You've released a lot of improvised music, and even within that, you've shown very different styles. Cadejo is also an improvised music band, and there are some delicate improvisations like TEHO and some avant-garde improvisations like Beheaded. I'm sure there are many more unreleased.
I think improvised music changes depending on who you're play with. I think music is a conversation, and improvised music is not really a genre, but more related to the tone and attitude I mentioned earlier. My playing also changes depending on what the conversation is about and what the theme is. If I want to talk a little bit longer, I'll play teho, and if I want to talk a little bit more casually, I'll play cadejo.
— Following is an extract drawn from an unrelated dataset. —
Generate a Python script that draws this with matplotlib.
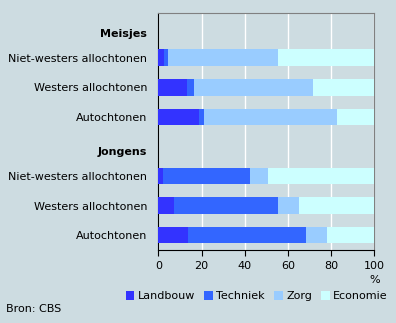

Do you think all these different ways of speaking are necessary for you?
Yes, I need them, I think it's a temperamental thing, I don't like to speak in just one way.
When you're improvising, do you find yourself constantly thinking in your head, or do you try to clear your mind as much as possible?
When I practice on my own, I think a lot. I try to maintain a certain structure and form. For example, I might stop playing and think about the progression and variations of a theme. It's not so different from composing. But when I'm in stage, I don't think about that at all. The most important thing is to quickly understand what the other person is playing and react to it. In a performance, I try to do that first, and then I try not to be conscious of my own playing. Sometimes it works, sometimes it doesn't, but if the mood is good and we're communicating with each other, it doesn't feel like I'm playing. If some sounds comes in and goes out, I just let it flow. When I'm trying to do something there, it breaks the flow and the moods becomes very artificial. Because my body is already doing the talking for the situation, so all I have to do is wait and let it happen on its own, and I just let my body be a part of the process.
In Kenny Werner's book <Effortless Mastery> he talks about something similar, that improvising is about being out of your body and just watching yourself play.
I try to play as non consciously as possible. It seems it takes a long time, but sometimes things come out that don't sound like me playing. When I was recording the Cadejo album, there were a couple songs that came out completely different, even though I didn't intend for them to, and they don't sound like me playing.